Task details
Set down the full listing exactly as given. Any pictures are to be left out.

Given material

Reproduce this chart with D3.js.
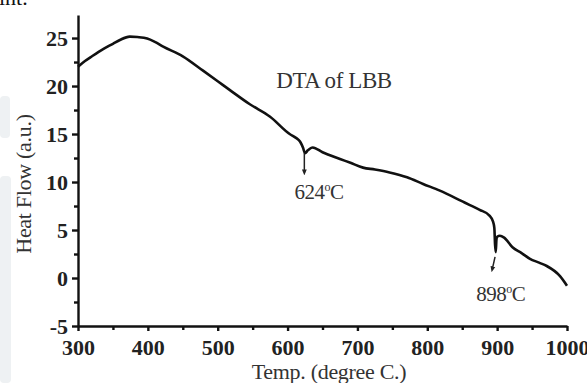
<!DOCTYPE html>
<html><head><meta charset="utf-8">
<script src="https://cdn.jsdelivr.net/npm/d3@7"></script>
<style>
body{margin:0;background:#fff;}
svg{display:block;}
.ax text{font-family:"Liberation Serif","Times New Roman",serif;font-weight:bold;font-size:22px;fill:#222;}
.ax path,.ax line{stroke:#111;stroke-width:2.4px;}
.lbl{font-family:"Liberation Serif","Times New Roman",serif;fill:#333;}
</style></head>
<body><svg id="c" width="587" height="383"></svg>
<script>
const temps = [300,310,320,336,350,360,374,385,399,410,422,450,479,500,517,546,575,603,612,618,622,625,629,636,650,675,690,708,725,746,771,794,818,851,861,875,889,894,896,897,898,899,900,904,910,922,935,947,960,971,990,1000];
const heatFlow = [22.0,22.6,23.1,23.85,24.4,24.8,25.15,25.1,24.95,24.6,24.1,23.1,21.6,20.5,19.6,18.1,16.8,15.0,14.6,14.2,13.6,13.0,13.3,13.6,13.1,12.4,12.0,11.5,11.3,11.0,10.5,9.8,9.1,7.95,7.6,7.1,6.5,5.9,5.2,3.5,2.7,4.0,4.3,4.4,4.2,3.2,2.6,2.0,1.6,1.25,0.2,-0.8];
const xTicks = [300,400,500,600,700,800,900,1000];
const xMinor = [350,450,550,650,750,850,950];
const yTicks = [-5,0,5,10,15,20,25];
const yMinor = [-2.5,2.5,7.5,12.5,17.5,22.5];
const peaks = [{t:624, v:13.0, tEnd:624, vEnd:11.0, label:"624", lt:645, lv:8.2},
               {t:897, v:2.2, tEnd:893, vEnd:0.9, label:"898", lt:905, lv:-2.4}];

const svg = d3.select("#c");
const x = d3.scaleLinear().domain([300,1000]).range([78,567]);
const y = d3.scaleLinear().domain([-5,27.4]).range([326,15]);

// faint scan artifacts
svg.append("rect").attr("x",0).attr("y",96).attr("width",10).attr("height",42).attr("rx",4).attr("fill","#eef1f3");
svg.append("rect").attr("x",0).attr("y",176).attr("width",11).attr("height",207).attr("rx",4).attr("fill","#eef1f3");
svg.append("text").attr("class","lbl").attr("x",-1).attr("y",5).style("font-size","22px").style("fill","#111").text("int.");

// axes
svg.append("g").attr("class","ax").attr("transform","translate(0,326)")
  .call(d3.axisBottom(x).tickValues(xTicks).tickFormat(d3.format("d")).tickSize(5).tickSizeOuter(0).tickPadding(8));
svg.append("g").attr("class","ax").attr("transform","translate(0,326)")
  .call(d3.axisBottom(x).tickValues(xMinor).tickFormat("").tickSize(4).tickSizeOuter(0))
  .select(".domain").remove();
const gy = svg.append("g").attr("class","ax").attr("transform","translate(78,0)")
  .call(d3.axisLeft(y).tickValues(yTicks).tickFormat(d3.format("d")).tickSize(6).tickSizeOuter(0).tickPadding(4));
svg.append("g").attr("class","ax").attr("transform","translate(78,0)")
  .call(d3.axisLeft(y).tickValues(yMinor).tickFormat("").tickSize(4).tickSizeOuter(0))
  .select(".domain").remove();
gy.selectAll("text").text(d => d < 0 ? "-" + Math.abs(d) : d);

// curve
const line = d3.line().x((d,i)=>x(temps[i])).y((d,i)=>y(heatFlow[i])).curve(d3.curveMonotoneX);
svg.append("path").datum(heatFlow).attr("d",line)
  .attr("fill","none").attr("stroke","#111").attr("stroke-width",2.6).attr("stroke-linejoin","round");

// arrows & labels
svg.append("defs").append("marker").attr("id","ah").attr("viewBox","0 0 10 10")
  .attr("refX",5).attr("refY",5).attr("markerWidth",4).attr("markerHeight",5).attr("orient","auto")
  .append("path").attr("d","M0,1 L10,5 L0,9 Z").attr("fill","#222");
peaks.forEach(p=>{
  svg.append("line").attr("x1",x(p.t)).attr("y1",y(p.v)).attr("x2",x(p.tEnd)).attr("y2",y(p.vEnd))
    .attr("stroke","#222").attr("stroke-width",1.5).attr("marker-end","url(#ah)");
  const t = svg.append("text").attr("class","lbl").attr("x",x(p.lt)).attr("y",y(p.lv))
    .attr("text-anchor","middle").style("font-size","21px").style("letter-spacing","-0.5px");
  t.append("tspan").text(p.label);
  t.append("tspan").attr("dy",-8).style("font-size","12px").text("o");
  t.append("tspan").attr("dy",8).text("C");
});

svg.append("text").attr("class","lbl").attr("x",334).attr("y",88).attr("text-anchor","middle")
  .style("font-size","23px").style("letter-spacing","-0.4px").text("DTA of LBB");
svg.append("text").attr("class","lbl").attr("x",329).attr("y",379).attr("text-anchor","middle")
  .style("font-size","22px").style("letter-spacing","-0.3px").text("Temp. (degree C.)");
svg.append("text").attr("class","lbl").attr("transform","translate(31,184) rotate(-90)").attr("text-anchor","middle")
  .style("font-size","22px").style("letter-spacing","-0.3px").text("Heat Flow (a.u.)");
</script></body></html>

Result of the task
Reproduce this chart with D3.js.
<!DOCTYPE html>
<html><head><meta charset="utf-8">
<script src="https://cdn.jsdelivr.net/npm/d3@7"></script>
<style>
body{margin:0;background:#fff;}
svg{display:block;}
.ax text{font-family:"Liberation Serif","Times New Roman",serif;font-weight:bold;font-size:22px;fill:#222;}
.ax path,.ax line{stroke:#111;stroke-width:2.4px;}
.lbl{font-family:"Liberation Serif","Times New Roman",serif;fill:#333;}
</style></head>
<body><svg id="c" width="587" height="383"></svg>
<script>
const temps = [300,310,320,336,350,360,374,385,399,410,422,450,479,500,517,546,575,603,612,618,622,625,629,636,650,675,690,708,725,746,771,794,818,851,861,875,889,894,896,897,898,899,900,904,910,922,935,947,960,971,990,1000];
const heatFlow = [22.0,22.6,23.1,23.85,24.4,24.8,25.15,25.1,24.95,24.6,24.1,23.1,21.6,20.5,19.6,18.1,16.8,15.0,14.6,14.2,13.6,13.0,13.3,13.6,13.1,12.4,12.0,11.5,11.3,11.0,10.5,9.8,9.1,7.95,7.6,7.1,6.5,5.9,5.2,3.5,2.7,4.0,4.3,4.4,4.2,3.2,2.6,2.0,1.6,1.25,0.2,-0.8];
const xTicks = [300,400,500,600,700,800,900,1000];
const xMinor = [350,450,550,650,750,850,950];
const yTicks = [-5,0,5,10,15,20,25];
const yMinor = [-2.5,2.5,7.5,12.5,17.5,22.5];
const peaks = [{t:624, v:13.0, tEnd:624, vEnd:11.0, label:"624", lt:645, lv:8.2},
               {t:897, v:2.2, tEnd:893, vEnd:0.9, label:"898", lt:905, lv:-2.4}];

const svg = d3.select("#c");
const x = d3.scaleLinear().domain([300,1000]).range([78,567]);
const y = d3.scaleLinear().domain([-5,27.4]).range([326,15]);

// faint scan artifacts
svg.append("rect").attr("x",0).attr("y",96).attr("width",10).attr("height",42).attr("rx",4).attr("fill","#eef1f3");
svg.append("rect").attr("x",0).attr("y",176).attr("width",11).attr("height",207).attr("rx",4).attr("fill","#eef1f3");
svg.append("text").attr("class","lbl").attr("x",-1).attr("y",5).style("font-size","22px").style("fill","#111").text("int.");

// axes
svg.append("g").attr("class","ax").attr("transform","translate(0,326)")
  .call(d3.axisBottom(x).tickValues(xTicks).tickFormat(d3.format("d")).tickSize(5).tickSizeOuter(0).tickPadding(8));
svg.append("g").attr("class","ax").attr("transform","translate(0,326)")
  .call(d3.axisBottom(x).tickValues(xMinor).tickFormat("").tickSize(4).tickSizeOuter(0))
  .select(".domain").remove();
const gy = svg.append("g").attr("class","ax").attr("transform","translate(78,0)")
  .call(d3.axisLeft(y).tickValues(yTicks).tickFormat(d3.format("d")).tickSize(6).tickSizeOuter(0).tickPadding(4));
svg.append("g").attr("class","ax").attr("transform","translate(78,0)")
  .call(d3.axisLeft(y).tickValues(yMinor).tickFormat("").tickSize(4).tickSizeOuter(0))
  .select(".domain").remove();
gy.selectAll("text").text(d => d < 0 ? "-" + Math.abs(d) : d);

// curve
const line = d3.line().x((d,i)=>x(temps[i])).y((d,i)=>y(heatFlow[i])).curve(d3.curveMonotoneX);
svg.append("path").datum(heatFlow).attr("d",line)
  .attr("fill","none").attr("stroke","#111").attr("stroke-width",2.6).attr("stroke-linejoin","round");

// arrows & labels
svg.append("defs").append("marker").attr("id","ah").attr("viewBox","0 0 10 10")
  .attr("refX",5).attr("refY",5).attr("markerWidth",4).attr("markerHeight",5).attr("orient","auto")
  .append("path").attr("d","M0,1 L10,5 L0,9 Z").attr("fill","#222");
peaks.forEach(p=>{
  svg.append("line").attr("x1",x(p.t)).attr("y1",y(p.v)).attr("x2",x(p.tEnd)).attr("y2",y(p.vEnd))
    .attr("stroke","#222").attr("stroke-width",1.5).attr("marker-end","url(#ah)");
  const t = svg.append("text").attr("class","lbl").attr("x",x(p.lt)).attr("y",y(p.lv))
    .attr("text-anchor","middle").style("font-size","21px").style("letter-spacing","-0.5px");
  t.append("tspan").text(p.label);
  t.append("tspan").attr("dy",-8).style("font-size","12px").text("o");
  t.append("tspan").attr("dy",8).text("C");
});

svg.append("text").attr("class","lbl").attr("x",334).attr("y",88).attr("text-anchor","middle")
  .style("font-size","23px").style("letter-spacing","-0.4px").text("DTA of LBB");
svg.append("text").attr("class","lbl").attr("x",329).attr("y",379).attr("text-anchor","middle")
  .style("font-size","22px").style("letter-spacing","-0.3px").text("Temp. (degree C.)");
svg.append("text").attr("class","lbl").attr("transform","translate(31,184) rotate(-90)").attr("text-anchor","middle")
  .style("font-size","22px").style("letter-spacing","-0.3px").text("Heat Flow (a.u.)");
</script></body></html>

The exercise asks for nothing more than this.